Vivre dans la civilisation est présentée comme douloureux et exigeant des sacrifices. Les civilisés portent des jugements sur vous tandis que la nature vous accepte.
Le film aborde également les relations de l'humain à la nature : un personnage veut fusionner avec elle, les autres veulent la dominer par la violence.
On peut y voir aussi une critique de l'expérimentation animale avec des personnages qui prennent un plaisir sadique à maltraiter leurs sujets d'étude.
Un autre thème est l'éducation et la transmission aux enfants des névroses parentales. Plusieurs personnages mentionnent l'éducation donnée par leurs parents et s'interrogent sur son influence sur eux-mêmes.
Le film met en scène le refus de la différence au sein de la société et la difficulté de l'acceptation de soi quand on a un physique hors norme. Mais, encore une fois, il n'est pas cohérent dans son message.
J'ai trouvé les thèmes intéressants, même si le film entretient une certaine confusion. La plupart des personnages sont carrément antipathiques et cela m'a compliqué le travail pour entrer dans l'histoire. Il n'y a qu'à Lila que je me suis un peu attachée mais ça n'a pas duré.
Les personnages de femmes sont spécialement déplaisants. Il y la potiche prête à abandonner son identité complète pour satisfaire son homme. Elle lui déclare carrément qu'elle n'aspire qu'à devenir comme il veut qu'elle soit. Ensuite, il y a la nymphomane manipulatrice caricaturale. Et enfin, il y a la personnage secondaire qui change d'opinions trois fois par seconde. Faites votre marché là-dedans les filles !
La réalisation est standard, les acteurs font leur boulot.
Le film s'enlise vers 45 minutes et devient carrément ennuyeux, voire déplaisant de par ses personnages antipathiques et son idéologie douteuse. Durant les dix dernières minutes, il part complètement en sucette avec des personnages qui agissent à l'encontre de leur personnalité établie et des revirements inexpliqués.
Conclusion : il y a de bien meilleurs films de Gondry. Vraiment.
*********** ZONE DE RESIDENCE DES SPOILERS *****************
Quelques précisions au sujet des points évoqués ci-dessus.
Le film nous montre à quel point la pilosité de Lila lui fait honte. Elle est très complexée et fait de longues et douloureuses séances d'épilation. On voit qu'elle est traumatisée par le rejet brutal de Nathan. Lila tente de s'accepter mais à la fin, elle fait le choix de se débarrasser de tous ses poils excédentaires pour rentrer dans le moule. La morale serait donc de sacrifier son individualité sur l’autel de la norme ?
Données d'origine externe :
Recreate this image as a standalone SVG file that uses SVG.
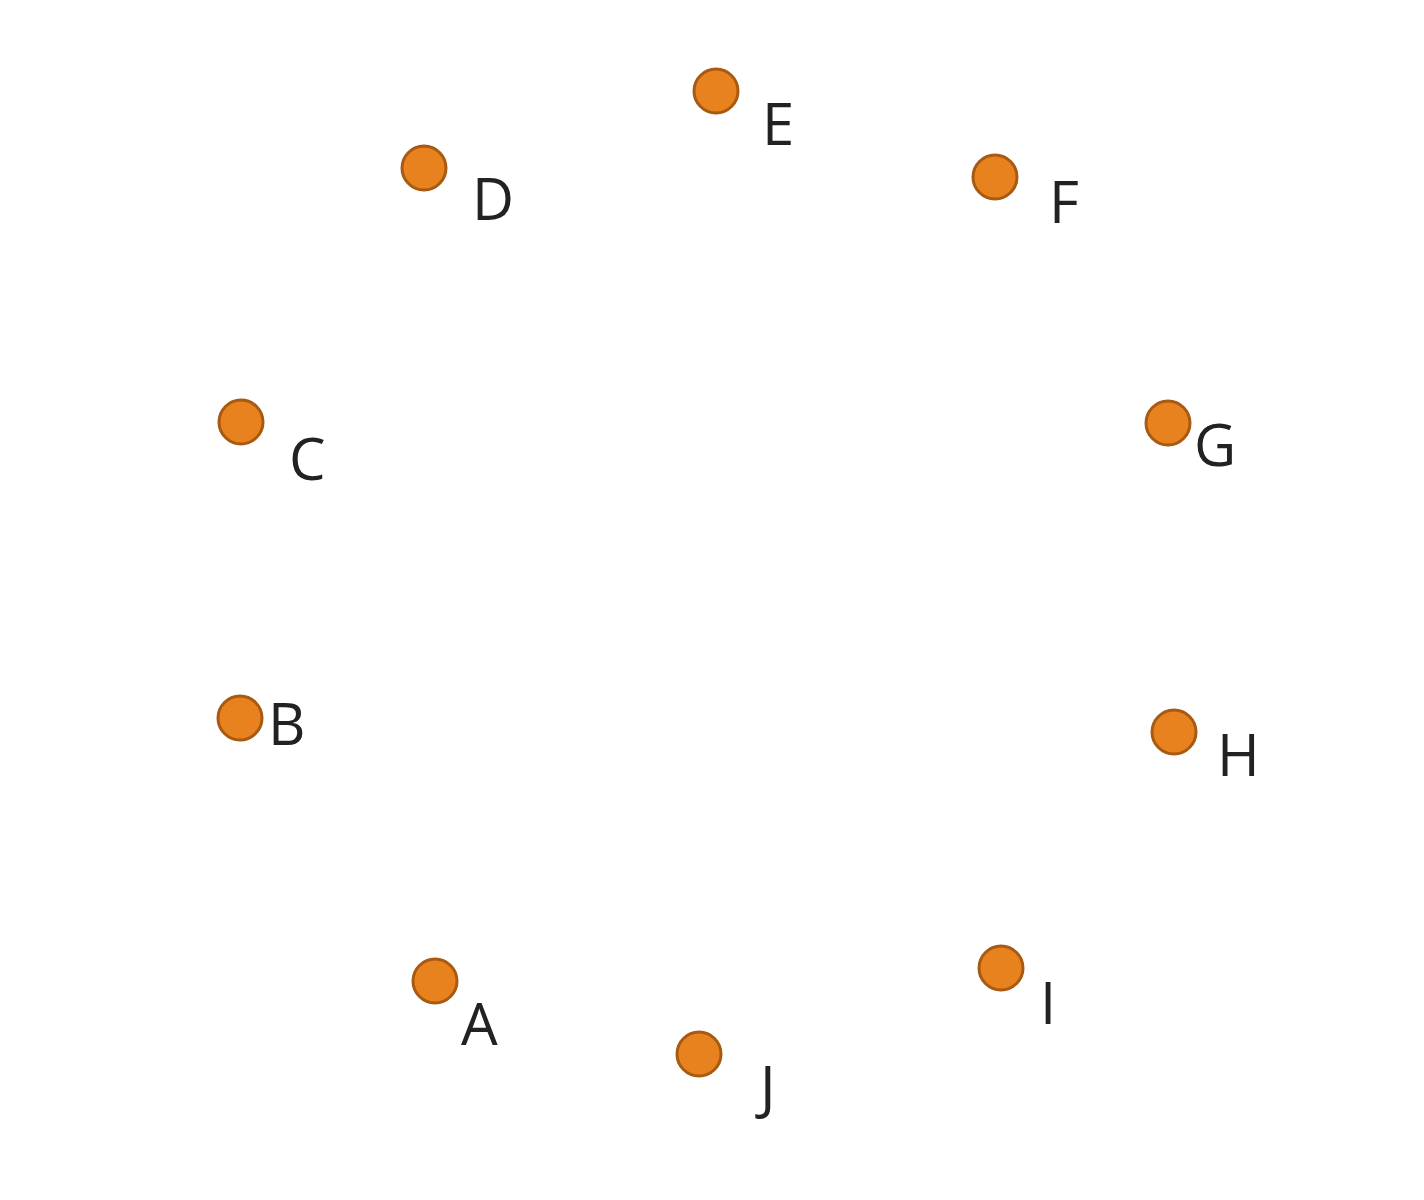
<svg xmlns="http://www.w3.org/2000/svg" width="1424" height="1200" viewBox="0 0 1424 1200">
<style>
.dot{fill:#E8821E;stroke:#A85A12;stroke-width:3}
.lbl{font-family:"Open Sans","Liberation Sans",sans-serif;font-size:58px;fill:#222}
</style>
<rect width="1424" height="1200" fill="#fff"/>
<g id="nodes">
<g id="node-A"><circle class="dot" cx="435" cy="981" r="22"/><text class="lbl" x="461" y="1045">A</text></g>
<g id="node-B"><circle class="dot" cx="240" cy="718" r="22"/><text class="lbl" x="268" y="745">B</text></g>
<g id="node-C"><circle class="dot" cx="241" cy="422" r="22"/><text class="lbl" x="289" y="480">C</text></g>
<g id="node-D"><circle class="dot" cx="424" cy="168" r="22"/><text class="lbl" x="472" y="220">D</text></g>
<g id="node-E"><circle class="dot" cx="716" cy="91" r="22"/><text class="lbl" x="762" y="145">E</text></g>
<g id="node-F"><circle class="dot" cx="995" cy="177" r="22"/><text class="lbl" x="1049" y="223">F</text></g>
<g id="node-G"><circle class="dot" cx="1168" cy="423" r="22"/><text class="lbl" x="1194" y="466">G</text></g>
<g id="node-H"><circle class="dot" cx="1174" cy="732" r="22"/><text class="lbl" x="1217" y="776">H</text></g>
<g id="node-I"><circle class="dot" cx="1001" cy="968" r="22"/><text class="lbl" x="1040" y="1024">I</text></g>
<g id="node-J"><circle class="dot" cx="699" cy="1054" r="22"/><text class="lbl" x="760" y="1108">J</text></g>
</g>
<g id="connectors"></g>
</svg>
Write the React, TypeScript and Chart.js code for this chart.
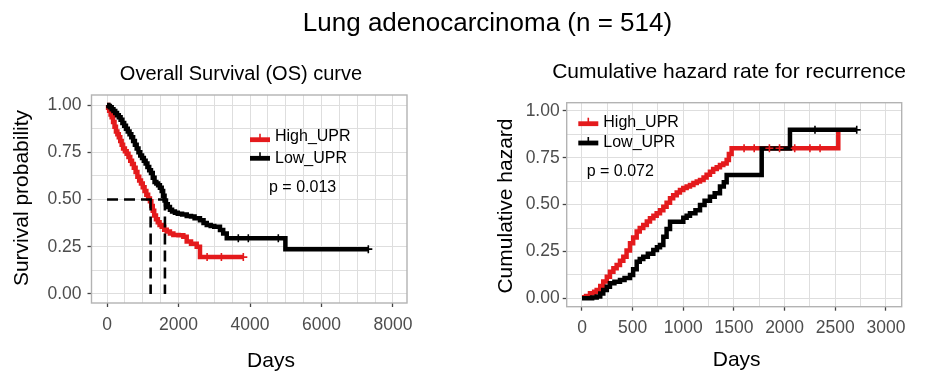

Puff, l’homme sauvage, est capturé par un scientifique qui le civilise de force en usant d’électrochocs. Exploité comme une bête de foire, torturé par sa libido, il devient un junkie vers la fin du film. Lila le rend de force à la nature, en utilisant les mêmes électrochocs pour le forcer à revenir à son état initial. Il semble parfaitement heureux avec elle avant de lui mentir et de partir avec l’assistance du scientifique, après avoir fait un long discours à la télé sur le paradis perdu de la nature et la liberté qu’on y trouve. Cela semble parfaitement incohérent. Essaie-t-on de nous dire que la civilisation l’a corrompu (coucou Rousseau) ? Qu’une fois touché par elle, on est fichu et qu’il ne faudrait jamais s'en approcher (coucou Conan de Howard) ? Que l’autosuffisance et la liberté dont on jouissait à l’état naturel sont alors irrémédiablement perdus ? Que les nouveaux besoins amenés par la civilisation (coucou l’Iphone 18) sont devenus des drogues ? Ou alors, c’est peut-être juste le scénario qui voulait faire un twist final.